1.1        On 17 March 2014, the Senate referred the Social Security Legislation Amendment (Green Army Programme) Bill 2014 (Bill) to the Education and Employment Legislation Committee (committee) for inquiry and report by 13 May 2014.[1]

1.2        The Bill had previously been referred to the Community Affairs Legislation Committee for inquiry and report by 25 March 2014.[2] That committee determined that the issues raised in relation to the Bill would best be considered within the Education and Employment portfolio. Accordingly, the Community Affairs Legislation Committee tabled its report on 17 March 2014, recommending that the Bill instead be referred to the committee.[3]


1.3        The establishment of a 'Green Army Programme' (GAP) was a Coalition commitment at the 2010 and 2013 federal elections.[4] Following the 2013 federal election, the Coalition Government committed $300 million over the forward estimates toward the new measure.[5] The cost of the measure is expected to be partially offset by a reduction in income support payments in the Social Services portfolio.[6]

1.4        The GAP is a voluntary initiative for young people aged 17 to 24 years to participate for up to 30 hours per week in a variety of environmental conservation projects. The projects include activities such as restoring and protecting habitat, weeding, planting, cleaning up creeks and rivers, and conserving cultural heritage sites. Each project must be undertaken over a continuous period of 20 to 26 weeks.

1.5        One or more external service providers are to deliver the GAP, including the recruitment of participants, and the establishment, management and training of the teams which will implement approved projects (Green Army Team). Green Army Teams will be comprised of nine participants and one team supervisor.

1.6        Participants will receive a 'green army allowance' (allowance) of between $10.14 per hour and $16.45 per hour. Team supervisors are employed by the relevant external service provider and are paid a wage, as negotiated between the individual and the employer.

1.7        Participants in the GAP will also have the opportunity to undertake vocationally‑oriented accredited training qualifications (Certificate I/II) or nationally endorsed skills sets, to be delivered under the Australian Qualifications Framework by Registered Training Organisations.[7]

1.8        The GAP will commence on 1 July 2014, with 250 projects approved and undertaken in its first financial year. The number of approved projects is expected to increase to 1,500 projects in 2018-19:

The Coalition will create a standing 'Green Army' that will gradually build to a 15,000 strong environmental workforce. We will create and properly resource the Green Army, as a larger and more lasting version of the former Green Corps. It will be Australia's largest-ever environmental deployment.[8]

1.9        On introduction of the Bill into the Parliament, the Hon. Greg Hunt MP, Minister for the Environment, emphasised that the GAP is 'both an environment and a training program'.[9] Further, at the broader level:

[T]he Green Army is a central component of the government's cleaner environment plan which is focused on the four pillars of clean air, clean land, clean water and heritage protection.[10]

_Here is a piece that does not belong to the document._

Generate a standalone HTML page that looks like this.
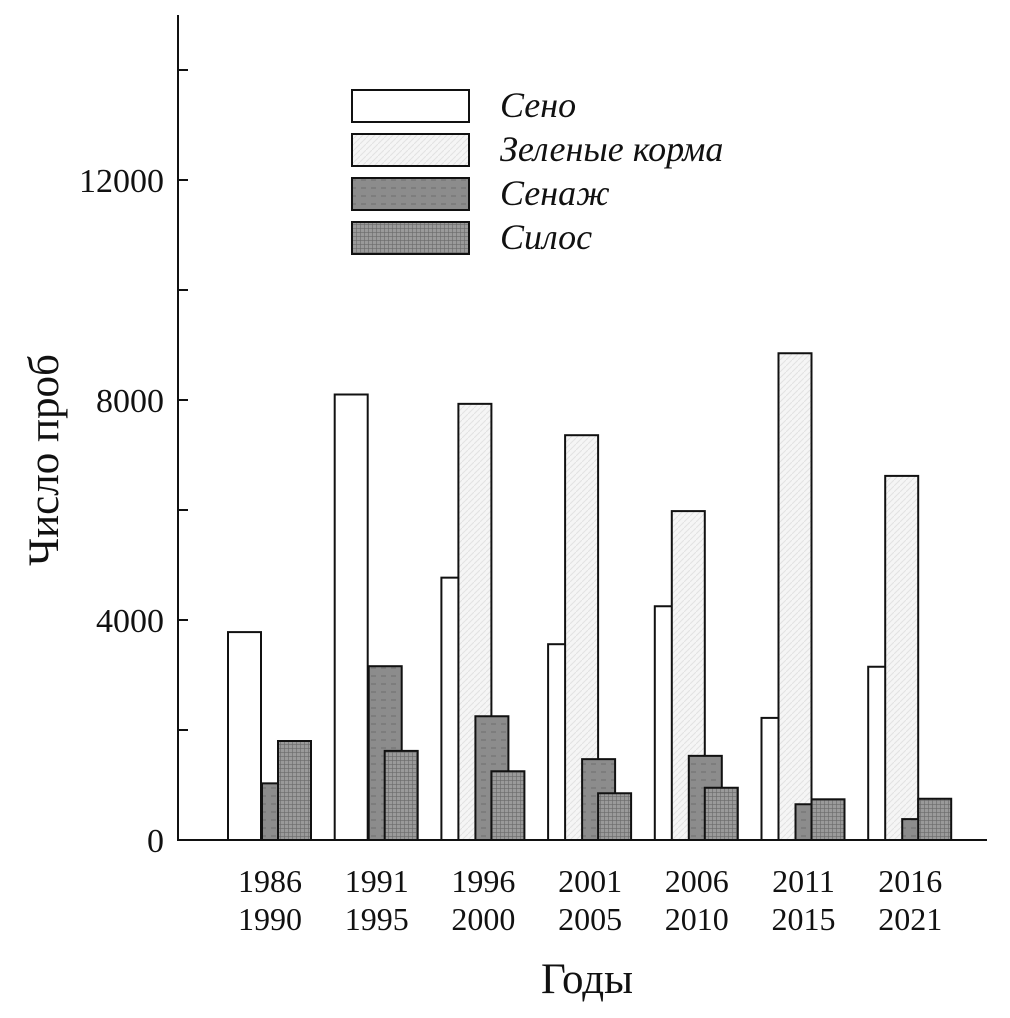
<!DOCTYPE html>
<html><head><meta charset="utf-8"><style>
html,body{margin:0;padding:0;background:#fff;}
svg text{font-family:"Liberation Serif","DejaVu Serif",serif;fill:#111;}
</style></head><body>
<svg id="chart" width="1010" height="1013" viewBox="0 0 1010 1013" xmlns="http://www.w3.org/2000/svg">
<defs>
<pattern id="pGreen" width="6" height="6" patternUnits="userSpaceOnUse"><rect width="6" height="6" fill="#f5f5f5"/><path d="M0 6L6 0" stroke="#e2e2e2" stroke-width="1"/></pattern>
<pattern id="pSenazh" width="10" height="8" patternUnits="userSpaceOnUse"><rect width="10" height="8" fill="#8c8c8c"/><path d="M1 4h5" stroke="#6e6e6e" stroke-width="1"/></pattern>
<pattern id="pSilos" width="4" height="4" patternUnits="userSpaceOnUse"><rect width="4" height="4" fill="#9a9a9a"/><path d="M0 0h4M0 0v4" stroke="#6a6a6a" stroke-width="1.2"/></pattern>
</defs>
<g id="bars"></g>
<g id="axes"></g>
<g id="legend"></g>
<text x="0" y="0" transform="translate(58,460) rotate(-90)" font-size="43" text-anchor="middle">Число проб</text>
<text x="587" y="993" font-size="43" text-anchor="middle">Годы</text>
</svg>
<script>
const categoriesTop=["1986","1991","1996","2001","2006","2011","2016"];
const categoriesBottom=["1990","1995","2000","2005","2010","2015","2021"];
const seriesNames=["Сено","Зеленые корма","Сенаж","Силос"];
const seno=[3780,8100,4770,3560,4250,2220,3150];
const zelenye=[0,0,7930,7360,5980,8850,6620];
const senazh=[1030,3160,2250,1470,1530,650,380];
const silos=[1800,1620,1250,850,950,740,750];
const yTicks=[0,4000,8000,12000];
const yMinor=[2000,6000,10000,14000];

const NS="http://www.w3.org/2000/svg";
const y0=840, pxPer=0.055;
function yScale(v){return y0-v*pxPer;}
function groupX(i){return 228+i*106.7;}
const fills=["#ffffff","url(#pGreen)","url(#pSenazh)","url(#pSilos)"];
const offs=[0,17,34,50], bw=33;
const allSeries=[seno,zelenye,senazh,silos];
const keys=["seno","zelenye","senazh","silos"];
function mk(tag,attrs,parent){const e=document.createElementNS(NS,tag);for(const k in attrs)e.setAttribute(k,attrs[k]);parent.appendChild(e);return e;}
const bars=document.getElementById('bars');
categoriesTop.forEach((c,i)=>{
  allSeries.forEach((s,si)=>{
    if(s[i]<=0)return;
    const r=mk('rect',{x:groupX(i)+offs[si],y:yScale(s[i]),width:bw,height:y0-yScale(s[i]),fill:fills[si],stroke:'#111','stroke-width':2},bars);
    
    
  });
});
const ax=document.getElementById('axes');
let l=mk('line',{x1:178,y1:15,x2:178,y2:841,stroke:'#111','stroke-width':2},ax);


l=mk('line',{x1:177,y1:840,x2:987,y2:840,stroke:'#111','stroke-width':2},ax);


yTicks.concat(yMinor).forEach(v=>{mk('line',{x1:178,y1:yScale(v),x2:188,y2:yScale(v),stroke:'#111','stroke-width':2},ax);});
yTicks.forEach(v=>{
  const t=mk('text',{x:164,y:yScale(v)+12,'font-size':34,'text-anchor':'end'},ax);
  t.textContent=String(v);
  
  
});
categoriesTop.forEach((c,i)=>{
  const cx=groupX(i)+42;
  let t=mk('text',{x:cx,y:892,'font-size':32,'text-anchor':'middle'},ax);
  t.textContent=c;
  
  
  t=mk('text',{x:cx,y:930,'font-size':32,'text-anchor':'middle'},ax);
  t.textContent=categoriesBottom[i];
  
  
});
const lg=document.getElementById('legend');
const ly=[90,134,178,222];
seriesNames.forEach((n,i)=>{
  const r=mk('rect',{x:352,y:ly[i],width:117,height:32,fill:fills[i],stroke:'#111','stroke-width':2},lg);
  
  
  const t=mk('text',{x:500,y:ly[i]+27,'font-size':36,'font-style':'italic'},lg);
  t.textContent=n;
  
  
});
</script>
</body></html>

Purpose and key provisions of the Bill

1.10             The Bill seeks to amend the Social Security Act 1991 (Act) and the Social Security (Administration) Act 1999 (Administration Act), to clarify social security arrangements for participants receiving the allowance paid under the GAP.[11]

1.11      Item 2 of Schedule 1 inserts new Part 1.3A – Green Army Programme into the Act to:

1.12      In addition, item 5 of Schedule 1 will amend current section 118 of the Administration Act, to specify that a determination relating to the non-payment of a social security benefit or social security pension to a person receiving an allowance may be backdated (proposed new subsection 118(2C)).

Conduct of the inquiry

1.13      The committee advertised the inquiry in The Australian on 2 April 2014. Details of the inquiry, including a link to the Bill and associated documents, were placed on the committee's website. The committee also wrote to 91 organisations and individuals, inviting submissions by 17 April 2014. Submissions continued to be accepted after that date.

1.14      The committee received five submissions, which are listed at Appendix 1 and published on the committee's website.


1.15      The committee thanks those organisations and individuals who made submissions to the inquiry.